The myths of El Dorado

For centuries Europeans were dazzled by the legend of El Dorado – literally ‘the golden one’. Many different stories were told of El Dorado – sometimes it was imagined as a lost city of gold, sometimes as a man covered in powdered gold who plunged into the middle of Lake Guatavita (near modern Bogotá). The exhibition uncovers the fascinating truth behind some of these myths. Unlike in Europe, gold was not valued as currency in pre-Hispanic Colombia. Instead it had great symbolic meaning, facilitating all kinds of social and spiritual transformations. It was one way the elite could publicly assert their rank, both in life and in death.

Complex craftsmanship

The exhibition features over 200 fascinating objects from Museo del Oro, Bogotá, and around 100 from the British Museum’s collection. They show technologically advanced and sophisticated goldworking techniques, including the use of an alloy composed of gold and copper, and the use of textiles, feathers, stones and ceramics. These beautiful and detailed works display a level of complex craftsmanship that perfectly marries art and skill, and show the differences in techniques and designs across the region.

Discover ancient Colombia

With a focus on the craftsmanship of peoples we know as the Muisca, Quimbaya, Calima and Tairona, the exhibition presents the complex network of societies in ancient Colombia – a hidden world of distinct and vibrant cultures.
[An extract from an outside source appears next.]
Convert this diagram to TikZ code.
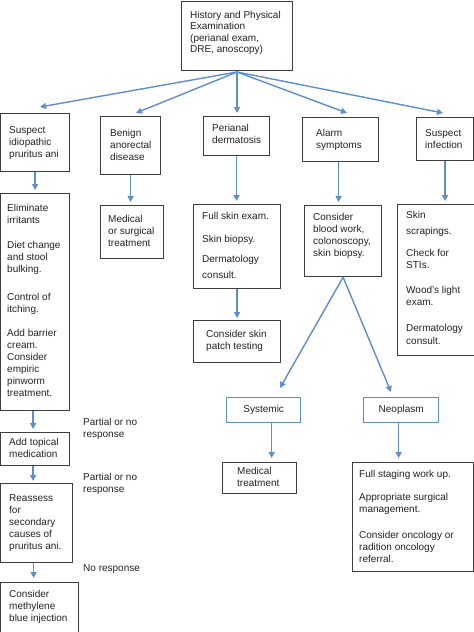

The remarkable objects reveal glimpses of these cultures’ spiritual lives, including rituals of hallucinogenic transformation, engagement with animal spirits and objects animated through music, dancing and sunlight.

A unique exhibition

The exhibition uncovers the extraordinary metalworking skill of the peoples of ancient Colombia through a unique collection of objects, some of which are being displayed in the UK for the first time.